The objective of the scheme includes reduction of AT&C losses to pan-India levels to 12-15 per cent by 2024-25, and the reduction of ACS-ARR gap to zero by 2024-25.
It also eyes improvement in the quality, reliability, and affordability of power supply to consumers through a financially sustainable and operationally efficient distribution sector.
It provides for annual appraisal of the discom performance against pre-defined and agreed upon performance trajectories including AT&C losses, ACS-ARR gaps, infrastructure upgrade performance, consumer services, hours of supply, and corporate governance.

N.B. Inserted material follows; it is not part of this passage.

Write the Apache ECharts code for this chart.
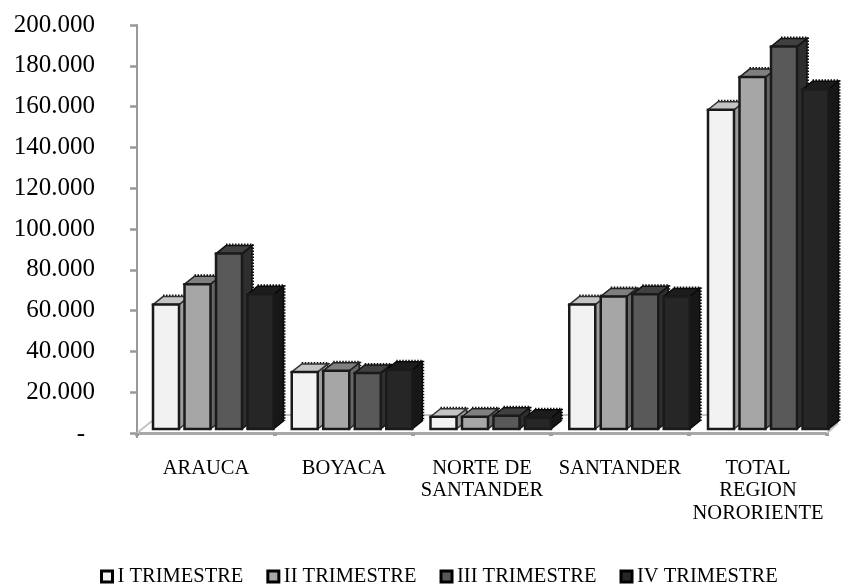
<!DOCTYPE html>
<html>
<head>
<meta charset="utf-8">
<style>html,body{margin:0;padding:0;background:#fff}#chart{width:842px;height:584px}</style>
<script src="https://cdn.jsdelivr.net/npm/echarts@6/dist/echarts.min.js"></script>
</head>
<body>
<div id="chart"></div>
<script>
// Departamentos de la región nororiente, valores por trimestre
const categories = ['ARAUCA', 'BOYACA', 'NORTE DE\nSANTANDER', 'SANTANDER', 'TOTAL\nREGION\nNORORIENTE'];
const seriesNames = ['I TRIMESTRE', 'II TRIMESTRE', 'III TRIMESTRE', 'IV TRIMESTRE'];
const trimestre1 = [61000, 28000, 6000, 61000, 156500];
const trimestre2 = [71000, 28500, 6000, 65000, 172500];
const trimestre3 = [86000, 27500, 6500, 66000, 187500];
const trimestre4 = [66000, 29000, 5500, 65000, 166500];
const seriesValues = [trimestre1, trimestre2, trimestre3, trimestre4];

const FONT = '"Liberation Serif", "Times New Roman", serif';
// Tonos de cada prisma: cara frontal, tapa, lateral
const faces = [
  { front: '#f2f2f2', top: '#c4c4c4', side: '#9c9c9c', edge: '#333333' },
  { front: '#a6a6a6', top: '#7f7f7f', side: '#666666', edge: '#222222' },
  { front: '#595959', top: '#404040', side: '#2e2e2e', edge: '#111111' },
  { front: '#262626', top: '#1c1c1c', side: '#171717', edge: '#0a0a0a' }
];
const DEPTH_X = 10, DEPTH_Y = 8, BAR_W = 26, PITCH = 31.5, LIFT = 4;

function poly(points, fill, stroke, width) {
  return { type: 'polygon', shape: { points }, style: { fill, stroke, lineWidth: width } };
}

// Prisma con frente, tapa y lateral, ubicado con las escalas de los ejes
function prism(serieIndex) {
  return function (params, api) {
    const cat = api.value(0);
    const centre = api.coord([cat, 0])[0];
    const yBase = api.coord([cat, 0])[1] - LIFT;
    const yTop = api.coord([cat, api.value(1)])[1] - LIFT;
    const x = centre - 53 + serieIndex * PITCH + cat * 0.75;
    const r = x + BAR_W;
    const f = faces[serieIndex];
    const back = [[x + DEPTH_X, yTop - DEPTH_Y - 1], [r + DEPTH_X + 1, yTop - DEPTH_Y - 1], [r + DEPTH_X + 1, yBase - DEPTH_Y]];
    return {
      type: 'group',
      children: [
        { type: 'polyline', shape: { points: back }, style: { fill: null, stroke: '#111', lineWidth: 2, lineDash: [1.5, 1.5] } },
        poly([[r, yBase], [r + DEPTH_X, yBase - DEPTH_Y], [r + DEPTH_X, yTop - DEPTH_Y], [r, yTop]], f.side, f.edge, 1.5),
        poly([[x, yTop], [x + DEPTH_X, yTop - DEPTH_Y], [r + DEPTH_X, yTop - DEPTH_Y], [r, yTop]], f.top, f.edge, 1.5),
        { type: 'rect', shape: { x, y: yTop, width: BAR_W, height: yBase - yTop }, style: { fill: f.front, stroke: '#1a1a1a', lineWidth: 2.5 } }
      ]
    };
  };
}

// Piso en perspectiva y prolongación inferior del eje vertical
function floor(params, api) {
  const cs = params.coordSys;
  const left = cs.x, right = cs.x + cs.width, y0 = cs.y + cs.height;
  const gray = { stroke: '#c4c4c4', lineWidth: 2, fill: null };
  return {
    type: 'group',
    children: [
      { type: 'polyline', shape: { points: [[left, y0], [left + 15, y0 - 12]] }, style: gray },
      { type: 'polyline', shape: { points: [[right, y0], [right + 11, y0 - 10]] }, style: gray },
      { type: 'line', shape: { x1: left + 15, y1: y0 - 18, x2: right + 10, y2: y0 - 18 }, style: gray },
      { type: 'line', shape: { x1: left, y1: y0, x2: left, y2: y0 + 5 }, style: { stroke: '#999', lineWidth: 2 } }
    ]
  };
}

const chart = echarts.init(document.getElementById('chart'), null, { renderer: 'canvas' });
chart.setOption({
  animation: false,
  backgroundColor: '#fff',
  textStyle: { fontFamily: FONT },
  grid: { left: 137, top: 25, width: 690, height: 408, containLabel: false },
  legend: {
    left: 100, top: 566, padding: 0, itemGap: 23, itemWidth: 11, itemHeight: 11,
    textStyle: { fontFamily: FONT, fontSize: 20.5, color: '#000' },
    data: seriesNames.map((name, i) => ({
      name, icon: 'rect',
      itemStyle: { color: faces[i].front, borderColor: '#000', borderWidth: 3 }
    }))
  },
  xAxis: {
    type: 'category', data: categories, offset: 4,
    axisLine: { lineStyle: { color: '#a8a8a8', width: 3, type: [2, 1] } },
    axisTick: { show: true, length: 3, lineStyle: { color: '#a0a0a0', width: 4 } },
    axisLabel: { interval: 0, margin: 20, fontFamily: FONT, fontSize: 20.5, lineHeight: 22.5, color: '#000' }
  },
  yAxis: {
    type: 'value', min: 0, max: 200000, interval: 20000,
    splitLine: { show: false },
    axisLine: { show: true, lineStyle: { color: '#999', width: 2 } },
    axisTick: { show: true, length: 7, lineStyle: { color: '#999', width: 2.5 } },
    axisLabel: {
      margin: 42, fontFamily: FONT, fontSize: 25, color: '#000',
      formatter: v => v === 0 ? '{dash|-}' : (v / 1000) + '.000',
      rich: { dash: { fontFamily: FONT, fontSize: 25, color: '#000', padding: [3, 10, 0, 0] } }
    }
  },
  series: [
    { type: 'custom', name: 'piso', silent: true, z: 1, renderItem: floor, data: [[0, 0]], encode: { x: 0, y: 1 } }
  ].concat(seriesNames.map((name, i) => ({
    type: 'custom',
    name,
    z: 2 + i,
    renderItem: prism(i),
    itemStyle: { color: faces[i].front },
    encode: { x: 0, y: 1 },
    data: seriesValues[i].map((v, c) => [c, v])
  })))
});
</script>
</body>
</html>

Discoms have to score a minimum of 60 per cent of marks and clear a minimum bar in respect to certain parameters to be able to be eligible for funding against the scheme in that year.
The scheme has a major focus on improving electricity supply for the farmers and for providing daytime electricity to them through solarisation of agricultural feeders.
Under the scheme, works of separation of 10,000 agriculture feeders would be taken up with an outlay of almost Rs 20,000 crore.
This scheme converges with the Pradhan Mantri Kisan Urja Suraksha Evem Utthan Mahabhiyan (PM-KUSUM) Scheme, which aims to solarise all feeders and provide avenues for additional income to farmers.
A key feature of the scheme is to enable consumer empowerment by way of prepaid smart metering to be implemented in the public-private partnership (PPP) mode.
In all, 25 crore smart meters are planned to be installed during the scheme period.
It is proposed to install 10 crore prepaid smart meters by December 2023 in the first phase.
For prepaid smart metering, a grant of Rs 900 or 15 per cent of the cost per consumer meter worked out for the whole project, whichever is lower, shall be available for ‘other than special category’ states.
For ‘special category’ states, the corresponding grant would be Rs 1,350 or 22.5 per cent of the cost per consumer, whichever is lower.
All special category northeastern states, including Sikkim, Jammu & Kashmir, Ladakh, Himachal Pradesh, Uttarakhand, Andaman & Nicobar Islands, and Lakshadweep will be treated as ‘special category’ states.
In addition, the discoms can also avail an additional special incentive of 50 per cent of the grants if they install the targeted number of smart meters by December 2023.